# GE dishwasher not draining



## Dan101 (Jul 1, 2007)

Yes. Sounds like a pump. You should be able to do it yourself. Kinda tricky but not a huge job. Check the drain line between pump and your sink drain first. It may be clogged. You are looking for a plastic or rubber hose connected to your sink drain. The other end of this hose plugs into the DW pump. Shut power off first and Disconnect this hose where it connects to pump at bottom of DW. Check this hose to make sure it is clear. Then you can get a good look at pump and you should see how to remove it. Usually a clamp on each end of pump and maybe 1 or 2 screws holding it in bracket. 2 wires connected to it. Remember how it goes. Remove it. Get model numbers. Try to spin it by hand and reinstall. Test to see if it works now. Leave it installed until new one arrives. I ordered a few from amazon. Just make sure you get the part numbers right.


----------



## zircon (Sep 24, 2007)

Dan, thanks for your reply. Based on your clear instructions, I am going to try to fix it myself.


----------



## zircon (Sep 24, 2007)

I changed the drain pump but unfortunately the problem still exists. There is still a lot of water in the bottom of the dishwasher. I found that the GE dishwasher has a service mode where one can run each element separately. After the normal cycle ended, I ran the drain pump for one minute. It runs and it takes out some water but still leaves a lot. It runs and pumps but very weak even with the new pump. Ideas?


----------



## hardwareman (Oct 9, 2010)

model# of dishwasher would be extremely helpful here. Did you remove the drain hose and inspect it for a restriction?


----------



## zircon (Sep 24, 2007)

model GLDA690MWW Drain hose is clear.


----------



## zircon (Sep 24, 2007)

hardwareman said:


> model# of dishwasher would be extremely helpful here. Did you remove the drain hose and inspect it for a restriction?

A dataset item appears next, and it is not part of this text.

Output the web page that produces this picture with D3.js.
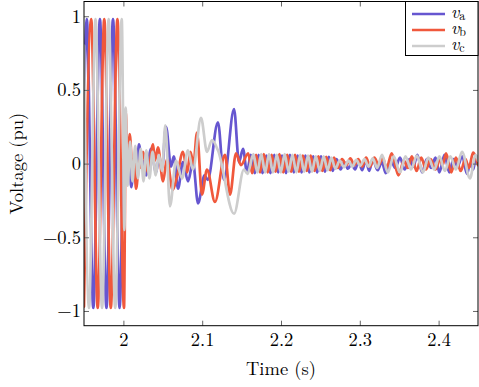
<!DOCTYPE html>
<html>
<head>
<meta charset="utf-8">
<script src="https://cdn.jsdelivr.net/npm/d3@7"></script>
<style>
  html, body { margin: 0; padding: 0; background: #fff; }
  svg { display: block; }
</style>
</head>
<body>
<svg id="chart" width="479" height="387"></svg>
<script>
// ---- data (time in s, voltage in pu) ----
const xTicks = [2, 2.1, 2.2, 2.3, 2.4];
const yTicks = [-1, -0.5, 0, 0.5, 1];
const xDomain = [1.95, 2.45];
const yDomain = [-1.1, 1.1];
const seriesNames = ["a", "b", "c"];

const phaseA = [
  [1.9500,0.35],[1.9535,0.98],[1.9618,-0.98],[1.9702,0.98],[1.9785,-0.98],[1.9868,0.98],[1.9952,-0.98],
  [2.0010,0.15],[2.0035,-0.12],[2.0065,0.09],[2.0100,-0.16],[2.0140,0.05],[2.0168,-0.05],[2.0198,0.13],
  [2.0240,-0.03],[2.0262,0.02],[2.0287,-0.08],[2.0350,0.10],[2.0414,-0.06],[2.0450,0.03],[2.0490,-0.03],
  [2.0541,0.25],[2.0604,-0.02],[2.0640,0.05],[2.0693,-0.17],[2.0756,0.01],[2.0820,-0.12],[2.0883,0.01],
  [2.0947,-0.27],[2.1030,-0.08],[2.1070,-0.11],[2.1200,0.28],[2.1277,-0.11],[2.1404,0.37],[2.1467,0.01],
  [2.1518,0.10],
  [2.1568,-0.06],[2.1617,0.06],[2.1667,-0.065],[2.1716,0.06],[2.1766,-0.065],[2.1815,0.055],[2.1865,-0.065],
  [2.1914,0.06],[2.1964,-0.06],[2.2013,0.055],[2.2063,-0.065],[2.2112,0.06],[2.2162,-0.06],[2.2211,0.055],
  [2.2261,-0.06],[2.2310,0.055],[2.2360,-0.06],[2.2409,0.05],[2.2459,-0.06],[2.2508,0.05],[2.2558,-0.055],
  [2.2607,0.045],[2.2657,-0.05],[2.2706,0.03],[2.2756,-0.04],
  [2.2800,0.01],[2.2850,-0.035],[2.2895,0.0],[2.2940,-0.04],[2.2985,0.015],[2.3030,-0.045],[2.3075,0.02],
  [2.3120,-0.05],[2.3165,0.03],[2.3225,-0.045],[2.3280,0.01],[2.3330,-0.065],[2.3395,0.02],[2.3450,-0.03],
  [2.3510,0.04],[2.3570,-0.04],[2.3630,0.03],[2.3680,-0.02],[2.3730,0.06],[2.3790,-0.06],[2.3850,0.03],
  [2.3905,-0.03],[2.3960,0.04],[2.4010,-0.06],[2.4075,0.06],[2.4135,-0.06],[2.4190,0.03],[2.4240,-0.02],
  [2.4300,0.05],[2.4360,-0.07],[2.4400,0.0],[2.4440,-0.04],[2.4475,0.05],[2.4500,0.03]
];

const phaseB = [
  [1.9500,-0.97],[1.9591,0.98],[1.9674,-0.98],[1.9757,0.98],[1.9840,-0.98],[1.9924,0.98],[2.0008,-0.98],
  [2.0030,0.36],[2.0052,-0.06],[2.0080,0.20],[2.0116,-0.05],[2.0135,0.04],[2.0160,-0.17],[2.0205,0.02],
  [2.0225,-0.03],[2.0249,0.08],[2.0312,-0.06],[2.0376,0.13],[2.0400,0.02],[2.0439,0.11],[2.0503,-0.12],
  [2.0553,0.03],[2.0625,-0.18],[2.0680,-0.09],[2.0756,0.08],[2.0810,-0.06],[2.0850,0.08],[2.0890,0.0],
  [2.0934,0.21],[2.0997,-0.21],[2.1061,-0.04],[2.1162,-0.26],[2.1289,0.06],[2.1353,-0.21],[2.1429,0.07],
  [2.1492,-0.01],
  [2.1584,0.07],[2.1634,-0.065],[2.1683,0.06],[2.1733,-0.06],[2.1782,0.065],[2.1832,-0.06],[2.1881,0.06],
  [2.1931,-0.055],[2.1980,0.065],[2.2030,-0.06],[2.2079,0.06],[2.2129,-0.055],[2.2178,0.06],[2.2228,-0.055],
  [2.2277,0.055],[2.2327,-0.05],[2.2376,0.055],[2.2426,-0.05],[2.2475,0.05],[2.2525,-0.05],[2.2574,0.045],
  [2.2624,-0.045],[2.2673,0.04],[2.2723,-0.03],
  [2.2775,0.03],[2.2830,-0.01],[2.2880,0.035],[2.2930,-0.01],[2.2980,0.03],[2.3030,-0.02],[2.3080,0.04],
  [2.3130,-0.02],[2.3185,0.04],[2.3240,-0.01],[2.3290,0.04],[2.3340,-0.03],[2.3405,0.07],[2.3490,-0.08],
  [2.3560,0.02],[2.3610,-0.03],[2.3660,0.05],[2.3720,-0.05],[2.3780,0.04],[2.3840,-0.04],[2.3900,0.03],
  [2.3960,-0.04],[2.4020,0.03],[2.4050,-0.01],[2.4095,0.07],[2.4160,-0.06],[2.4220,0.04],[2.4280,-0.05],
  [2.4340,0.03],[2.4385,-0.03],[2.4437,0.075],[2.4500,-0.01]
];

const phaseC = [
  [1.9500,0.80],[1.9563,-0.98],[1.9646,0.98],[1.9729,-0.98],[1.9813,0.98],[1.9896,-0.98],[1.9979,0.98],
  [2.0013,-0.45],[2.0028,0.38],[2.0055,-0.15],[2.0085,0.15],[2.0115,-0.12],[2.0150,0.12],[2.0185,-0.10],
  [2.0220,0.10],[2.0255,-0.12],[2.0290,0.09],[2.0330,-0.10],[2.0370,0.08],[2.0410,-0.08],[2.0450,0.06],
  [2.0490,-0.05],[2.0532,0.26],[2.0591,-0.29],[2.0668,0.02],[2.0744,-0.10],[2.0820,0.09],[2.0883,-0.04],
  [2.0985,0.31],[2.1061,0.08],[2.1124,0.16],[2.1200,0.09],[2.1404,-0.34],[2.1530,-0.04],[2.1575,-0.07],
  [2.1650,0.065],[2.1700,-0.06],[2.1749,0.065],[2.1799,-0.06],[2.1848,0.065],[2.1898,-0.06],[2.1947,0.06],
  [2.1997,-0.06],[2.2046,0.065],[2.2096,-0.055],[2.2145,0.06],[2.2195,-0.06],[2.2244,0.06],[2.2294,-0.055],
  [2.2343,0.055],[2.2393,-0.055],[2.2442,0.05],[2.2492,-0.05],[2.2541,0.05],[2.2591,-0.045],[2.2640,0.04],
  [2.2690,-0.035],
  [2.2745,0.02],[2.2800,-0.025],[2.2855,0.02],[2.2905,-0.02],[2.2955,0.025],[2.3005,-0.015],[2.3060,0.03],
  [2.3110,-0.02],[2.3165,0.035],[2.3220,-0.03],[2.3282,0.06],[2.3355,-0.06],[2.3430,0.05],[2.3510,-0.06],
  [2.3580,0.05],[2.3650,-0.04],[2.3725,0.055],[2.3800,-0.06],[2.3870,0.04],[2.3945,-0.04],[2.4010,0.05],
  [2.4080,-0.05],[2.4150,0.05],[2.4220,-0.04],[2.4297,0.08],[2.4398,-0.10],[2.4470,0.06],[2.4500,0.02]
];

// ---- styling ----
const colors = ["#6656d0", "#f0583c", "#cdcdcd"];
const plot = { left: 84, right: 478, top: 1.5, bottom: 325.7 };
const FONT = "Latin Modern Roman";
const FS = 18.5;

const svg = d3.select("#chart");
const x = d3.scaleLinear().domain(xDomain).range([plot.left, plot.right]);
const y = d3.scaleLinear().domain(yDomain).range([plot.bottom, plot.top]);

const fmt = d => String(d).replace("-", "\u2212");

svg.append("defs").append("clipPath").attr("id", "clip")
  .append("rect")
  .attr("x", plot.left).attr("y", plot.top)
  .attr("width", plot.right - plot.left).attr("height", plot.bottom - plot.top);

// lines
const line = d3.line().x(d => x(d[0])).y(d => y(d[1])).curve(d3.curveMonotoneX);
const allSeries = [phaseA, phaseB, phaseC];
const gLines = svg.append("g").attr("clip-path", "url(#clip)");
allSeries.forEach((s, i) => {
  gLines.append("path")
    .datum(s)
    .attr("d", line)
    .attr("fill", "none")
    .attr("stroke", colors[i])
    .attr("stroke-width", 2.7)
    .attr("stroke-linejoin", "round")
    .attr("stroke-linecap", "round");
});

// axes (inward ticks)
const tickLen = 5;
function styleAxis(g) {
  g.attr("font-family", FONT).attr("font-size", FS);
  g.select(".domain").remove();
  g.selectAll(".tick line").attr("stroke", "#666").attr("stroke-width", 1);
  g.selectAll(".tick text").attr("fill", "#000").attr("font-family", FONT).attr("font-size", FS);
}
svg.append("g").attr("transform", `translate(0,${plot.bottom})`)
  .call(d3.axisBottom(x).tickValues(xTicks).tickSizeInner(-tickLen).tickSizeOuter(0).tickPadding(7).tickFormat(fmt))
  .call(styleAxis);
svg.append("g").attr("transform", `translate(0,${plot.top})`)
  .call(d3.axisTop(x).tickValues(xTicks).tickSizeInner(-tickLen).tickSizeOuter(0).tickFormat(""))
  .call(styleAxis);
svg.append("g").attr("transform", `translate(${plot.left},0)`)
  .call(d3.axisLeft(y).tickValues(yTicks).tickSizeInner(-tickLen).tickSizeOuter(0).tickPadding(3).tickFormat(fmt))
  .call(styleAxis);
svg.append("g").attr("transform", `translate(${plot.right},0)`)
  .call(d3.axisRight(y).tickValues(yTicks).tickSizeInner(-tickLen).tickSizeOuter(0).tickFormat(""))
  .call(styleAxis);

// frame
svg.append("rect")
  .attr("x", plot.left).attr("y", plot.top)
  .attr("width", plot.right - plot.left).attr("height", plot.bottom - plot.top)
  .attr("fill", "none").attr("stroke", "#000").attr("stroke-width", 1);

// axis titles
svg.append("text")
  .attr("x", (plot.left + plot.right) / 2).attr("y", 375)
  .attr("text-anchor", "middle").attr("font-family", FONT).attr("font-size", FS)
  .attr("fill", "#000")
  .text("Time (s)");
svg.append("text")
  .attr("transform", `translate(22.5,${(plot.top + plot.bottom) / 2}) rotate(-90)`)
  .attr("text-anchor", "middle").attr("font-family", FONT).attr("font-size", FS)
  .attr("fill", "#000")
  .text("Voltage (pu)");

// legend
const lg = svg.append("g");
lg.append("rect")
  .attr("x", 405.5).attr("y", plot.top).attr("width", plot.right - 405.5).attr("height", 54)
  .attr("fill", "#fff").attr("stroke", "#000").attr("stroke-width", 1);
seriesNames.forEach((n, i) => {
  const ly = 14 + i * 16;
  lg.append("line").attr("x1", 412).attr("x2", 445).attr("y1", ly).attr("y2", ly)
    .attr("stroke", colors[i]).attr("stroke-width", 2.7);
  const t = lg.append("text").attr("x", 451).attr("y", ly + 3.5)
    .attr("font-family", FONT).attr("font-size", 14).attr("fill", "#000");
  t.append("tspan").attr("font-style", "italic").attr("font-size", 18).text("v");
  t.append("tspan").attr("dy", 2.5).attr("font-size", 12).text(n);
});
</script>
</body>
</html>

I looked at the hose that goes to the sink and it is clear but I did not check the hose from the bottom of the tank to the pump. At the drain in the dishwasher there is a plastic cage around the drain but there is no screen in the cage. Could it be that there is meant to be a screen and that it has come loose and fallen down into the hose leading to the pump?


----------



## hardwareman (Oct 9, 2010)

pretty sure you have a restriction somewhere before the pump. Not sure what you are referring to as a cage. You will have look inside the sump housing to see what the problem is. Something in there is stopping the water from getting into the pump.


----------



## zircon (Sep 24, 2007)

Here is a picture of what I am calling a cage. There is no screen in it, just the large openings between the plastic ribs. Does this piece unscrew or do I have to take the hose off from underneath to get up under the cage?


----------



## hardwareman (Oct 9, 2010)

that is part of the filter, unscrew it then remove the mesh filter.


----------



## zircon (Sep 24, 2007)

Thank you hardwareman. I cleaned the screen that I didn't even know was there and removed a load of crud. It's working fine now. It wasn't necessary to replace the pump but I'm still ahead of the game because if I had called a serviceman, it would have been a couple hundred bucks to have him walk in the door and I learned a lot besides. Viva DIY!


----------



## hardwareman (Oct 9, 2010)

your most welcome


----------